Thursday, December 3, 2009

"...he might as well ask himself who made all the tricks and traps, why they did, where they got all the treasure they put in the chests..."

Wait. People don't do this?


  1. It would appear that way, wouldn't it? I find I generally ask myself these questions. I may not always have an answer, but...

  2. I mean, I don't track down every gold piece in a hoard, but I tend to ask "Why is there treasure in this place?" and the more I can answer about each element of the adventure, the more confident I am in running the thing.

    This goes back to some of the issues brought up in this post I guess.

  3. Yeah I prefer to play and GM scenarios with at least some kind of an internal logic: that way they can relate to a campaign somehow, if not in a way that is immediately obvious, but may become so later on.

    My return to gaming was as a player in "In Search of Unknown" DMed by someone who I later discovered had no interest in "old school" gaming anyway... He didn't try to make the scenario his own and appart from adding some sad "wacky" twists to random encounters that really amounted to nothing in the end. We walked down a corridor which led outside: scenario over. It wasn't particualrly satisifying.

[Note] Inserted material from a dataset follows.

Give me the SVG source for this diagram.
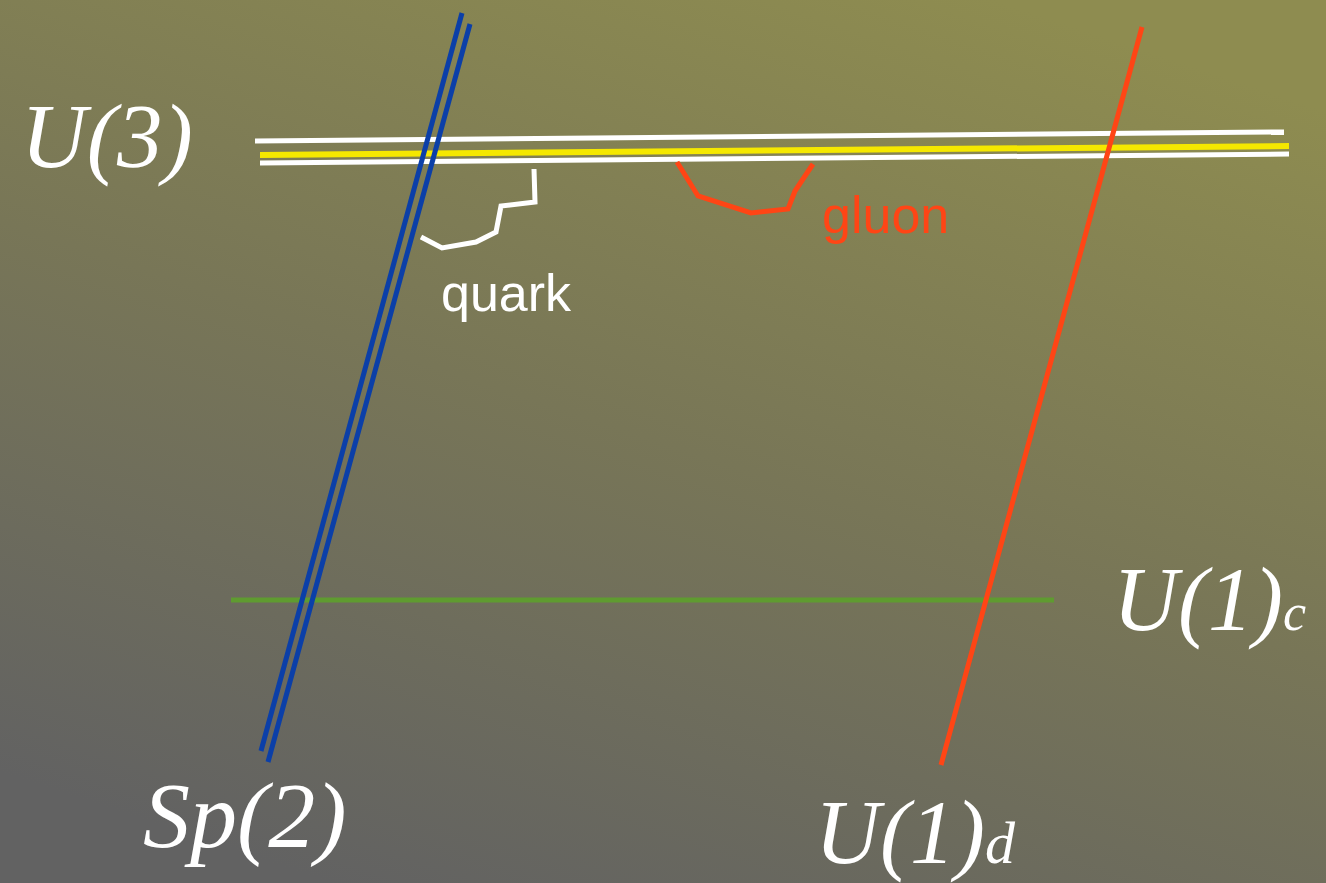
<svg xmlns="http://www.w3.org/2000/svg" width="1326" height="883" viewBox="0 0 1326 883">
<defs>
<linearGradient id="bg" x1="0.75" y1="0" x2="0.25" y2="1">
<stop offset="0" stop-color="#8e8c50"/>
<stop offset="0.5" stop-color="#787657"/>
<stop offset="1" stop-color="#626262"/>
</linearGradient>
</defs>
<style>
.w{stroke:#ffffff;stroke-width:5;fill:none}
.y{stroke:#f5e800;stroke-width:6;fill:none}
.b{stroke:#0b3fa8;stroke-width:5;fill:none}
.r{stroke:#ff4515;stroke-width:5;fill:none}
.g{stroke:#5f9b30;stroke-width:5;fill:none}
.lab{font-family:"Liberation Serif","Times New Roman",serif;font-style:italic;fill:#ffffff}
.sans{font-family:"Liberation Sans",Arial,sans-serif}
</style>
<rect width="1326" height="883" fill="url(#bg)"/>
<g id="connectors">
<g id="U3-brane">
<line class="w" x1="255" y1="141" x2="1284" y2="132"/>
<line class="y" x1="260" y1="155" x2="1289" y2="146"/>
<line class="w" x1="260" y1="163" x2="1289" y2="154"/>
</g>
<g id="U1c-brane"><line class="g" x1="231" y1="600" x2="1054" y2="600"/></g>
<g id="Sp2-brane">
<line class="b" x1="462" y1="13" x2="261" y2="751"/>
<line class="b" x1="470" y1="24" x2="268" y2="762"/>
</g>
<g id="U1d-brane"><line class="r" x1="1142" y1="27" x2="941" y2="765"/></g>
<g id="quark-string"><polyline class="w" points="421,237 442,248 476,242 496,232 501,206 535,202 534,169"/></g>
<g id="gluon-string"><polyline class="r" points="677,162 698,196 751,213 788,209 795,191 813,164"/></g>
</g>
<g id="label-U3"><text class="lab" x="21" y="167" font-size="91">U(3)</text></g>
<g id="label-U1c"><text class="lab" x="1113" y="630" font-size="90">U(1)<tspan font-size="52">c</tspan></text></g>
<g id="label-Sp2"><text class="lab" x="143" y="847" font-size="94">Sp(2)</text></g>
<g id="label-U1d"><text class="lab" x="815" y="863" font-size="90">U(1)<tspan font-size="60">d</tspan></text></g>
<g id="label-quark"><text class="sans" x="441" y="311" font-size="52" fill="#ffffff">quark</text></g>
<g id="label-gluon"><text class="sans" x="822" y="233" font-size="52" fill="#ff4515">gluon</text></g>
</svg>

    Something to consider under "emergent sub-rewards" perhaps.

  4. Funny thing is a post I just threw out there is getting more attention than a dozen others I really thought about (I've already gotten a few emails about it, and now James....!).

    My point isn't that you shouldn't care about internal consistency. The point is, is it really necessary at EVERY particular juncture. Sure knowing where every key for every lock in every dungeon is may increase internal verisimilitude, but do the players really care? Will it help the game? And is it something that can be glossed over now but might be dealt with later? It reminds me of the trend begun in 2E carried to extremes in 3E where pages upon pages of adventure backstory, never meant to be read or even discovered by the player, is included just to make every bit of the dungeon as logical as possible. Generally, if it becomes important, I'll deal with it when the time comes. Why waste time and energy on a question that players aren't interested in (and in my experience players are far more interested in other sundry details besides the location of dungeon keys).

    Personally, I like to have a coherent backstory, but tend to fly by the seat of my pants a little during the actual game. Knowing where every key in the dungeon is, how that tiara got into the treasure horde, and why that one troglodyte is wearing a Fire Resistance Ring isn't necessary for me to run an exciting and competent game. And besides, if it becomes important later, I'll just.....make it up?

  5. Don't sweat it, Badmike. You're right in that on one end of the spectrum you can obsessively account for each and every speck dust in an dungeon while on the other there's just having a series of random encounters, random loot etc with nothing to tie them together.

  6. @badmike: It's because the hurried post you just toss out there is a caricature of your real position. It lacks the nuance of your true opinion, and thus makes it seems like you hold a deep aversion to anyone ever thinking about the consistency of their setting.

    I know that's not what you really think, and if you were writing that post more carefully it wouldn't come across that way, but the result is that the in-a-hurry post challenges anyone who ever thought thinking through the origins of their dungeon was a good idea to respond in defense of their actions.

    Flame wars have been started over less.

    My read is that your position and James's are probably a lot closer than you think.

    I don't think he was suggesting that nothing at all be in a dungeon that wasn't anal-retentively analyzed and chronicled. I think, rather, he was suggesting that sometimes thinking more carefully about things we take for granted can create more opportunities for fun in a dungeon, like, for example, any locked door must have had a key at some point. Maybe some or all of the keys are long since lost, sure, or maybe you can plant a keyring somewhere as treasure.

    Mostly, I think he was just admiring the change in perspective Trent Foster's post gave him.

    There are days I read the responses to James's blog and think it sucks to be him. If he said the sky was blue there'd be forty-five comments telling him how wrong he is because he should be using the word cerulean instead of blue, or because it's only blue sometimes, or because they think he's fanatically obsessed with the color blue and should just lighten up. I was actually thinking that today after reading all the responses to that particular blog entry.

    But after reading your response here I'm reminded that mostly what's happening is that it's so hard in writing to convey what we really mean. Some of the commenters are just exploring the boundaries of the idea, some are posting humorously, some are writing in reaction to their own previous bad experiences elsewhere, and still others just hit Post Comment a little too soon, before they finished tweaking their comment.

    It's so easy for the nuances of our ideas to get lost in the black and white of the text, and the next thing we know people are reacting to what we wrote instead of what we meant. It's part of the irony of the human condition, I guess. YMMV.

  7. We shouldn't all have the same DM'ing style anyway. There's room for different approaches, even in old-school gaming (I could say, especially in old-school gaming!!), and while I for myself have a passion for consistency, detail, and reasons behind absolutely everything that's going on in the adventure, I see no wrong in other people using different or more easy-going styles.

  8. "@badmike: It's because the hurried post you just toss out there is a caricature of your real position."

    Yeh I've been known to do that....glad I could explain more here.